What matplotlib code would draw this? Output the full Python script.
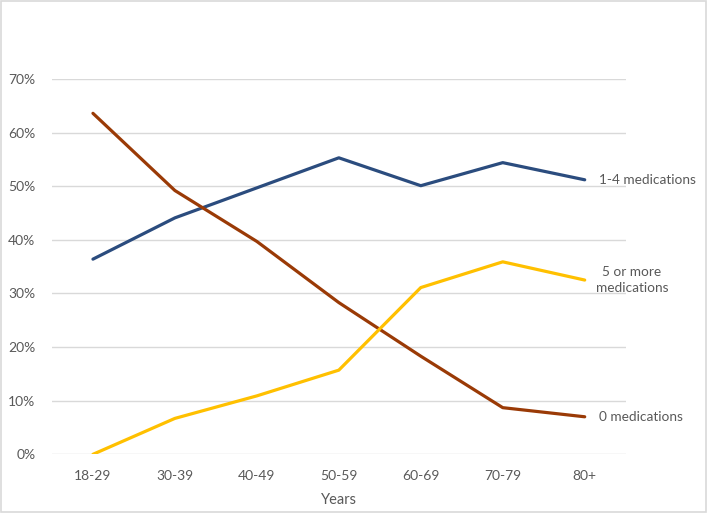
import matplotlib.pyplot as plt
from matplotlib.ticker import PercentFormatter
from matplotlib.patches import Rectangle

plt.rcParams['font.family'] = ['Lato', 'DejaVu Sans']

ages = ["18-29", "30-39", "40-49", "50-59", "60-69", "70-79", "80+"]
meds_1_4 = [36.4, 44.1, 49.7, 55.3, 50.1, 54.4, 51.2]
meds_0 = [63.6, 49.2, 39.7, 28.3, 18.3, 8.7, 7.0]
meds_5plus = [0.0, 6.7, 10.9, 15.7, 31.1, 35.9, 32.5]

series = [
    ("1-4 medications", meds_1_4, "#2B4C7E"),
    ("0 medications", meds_0, "#9A3A06"),
    ("5 or more\nmedications", meds_5plus, "#FFC000"),
]

text_color = "#595959"

fig = plt.figure(figsize=(7.07, 5.13), dpi=100)
ax = fig.add_axes([0.0735, 0.1144, 0.8115, 0.7316])

x = range(len(ages))
for label, vals, color in series:
    ax.plot(x, vals, color=color, linewidth=2.3, solid_capstyle="round")
    if label.startswith("5"):
        ax.annotate(label, (x[-1], vals[-1]), xytext=(34, 0), textcoords="offset points",
                    ha="center", va="center", fontsize=9.8, color=text_color,
                    linespacing=1.35)
    else:
        ax.annotate(label, (x[-1], vals[-1]), xytext=(10, 0), textcoords="offset points",
                    ha="left", va="center", fontsize=9.8, color=text_color)

ax.set_xlim(-0.5, len(ages) - 0.5)
ax.set_ylim(0, 70)
ax.set_yticks(range(0, 71, 10))
ax.yaxis.set_major_formatter(PercentFormatter(decimals=0))
ax.set_xticks(list(x))
ax.set_xticklabels(ages)
ax.grid(axis="y", color="#D9D9D9", linewidth=1)
ax.set_axisbelow(True)
for s in ax.spines.values():
    s.set_visible(False)
ax.tick_params(length=0, colors=text_color, labelsize=10)
ax.tick_params(axis="y", pad=12)
ax.tick_params(axis="x", pad=11)
ax.set_xlabel("Years", fontsize=10.5, color=text_color, labelpad=8)

fig.patches.append(Rectangle((0.001, 0.001), 0.997, 0.997, transform=fig.transFigure,
                             fill=False, edgecolor="#D9D9D9", linewidth=1.2))

fig.savefig("out.png", dpi=100)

▶ GIVEN TASK
Reproduce the full listing above verbatim, with no pictures included.

▶ SOLUTION FOR THIS EXERCISE
What matplotlib code would draw this? Output the full Python script.
import matplotlib.pyplot as plt
from matplotlib.ticker import PercentFormatter
from matplotlib.patches import Rectangle

plt.rcParams['font.family'] = ['Lato', 'DejaVu Sans']

ages = ["18-29", "30-39", "40-49", "50-59", "60-69", "70-79", "80+"]
meds_1_4 = [36.4, 44.1, 49.7, 55.3, 50.1, 54.4, 51.2]
meds_0 = [63.6, 49.2, 39.7, 28.3, 18.3, 8.7, 7.0]
meds_5plus = [0.0, 6.7, 10.9, 15.7, 31.1, 35.9, 32.5]

series = [
    ("1-4 medications", meds_1_4, "#2B4C7E"),
    ("0 medications", meds_0, "#9A3A06"),
    ("5 or more\nmedications", meds_5plus, "#FFC000"),
]

text_color = "#595959"

fig = plt.figure(figsize=(7.07, 5.13), dpi=100)
ax = fig.add_axes([0.0735, 0.1144, 0.8115, 0.7316])

x = range(len(ages))
for label, vals, color in series:
    ax.plot(x, vals, color=color, linewidth=2.3, solid_capstyle="round")
    if label.startswith("5"):
        ax.annotate(label, (x[-1], vals[-1]), xytext=(34, 0), textcoords="offset points",
                    ha="center", va="center", fontsize=9.8, color=text_color,
                    linespacing=1.35)
    else:
        ax.annotate(label, (x[-1], vals[-1]), xytext=(10, 0), textcoords="offset points",
                    ha="left", va="center", fontsize=9.8, color=text_color)

ax.set_xlim(-0.5, len(ages) - 0.5)
ax.set_ylim(0, 70)
ax.set_yticks(range(0, 71, 10))
ax.yaxis.set_major_formatter(PercentFormatter(decimals=0))
ax.set_xticks(list(x))
ax.set_xticklabels(ages)
ax.grid(axis="y", color="#D9D9D9", linewidth=1)
ax.set_axisbelow(True)
for s in ax.spines.values():
    s.set_visible(False)
ax.tick_params(length=0, colors=text_color, labelsize=10)
ax.tick_params(axis="y", pad=12)
ax.tick_params(axis="x", pad=11)
ax.set_xlabel("Years", fontsize=10.5, color=text_color, labelpad=8)

fig.patches.append(Rectangle((0.001, 0.001), 0.997, 0.997, transform=fig.transFigure,
                             fill=False, edgecolor="#D9D9D9", linewidth=1.2))

fig.savefig("out.png", dpi=100)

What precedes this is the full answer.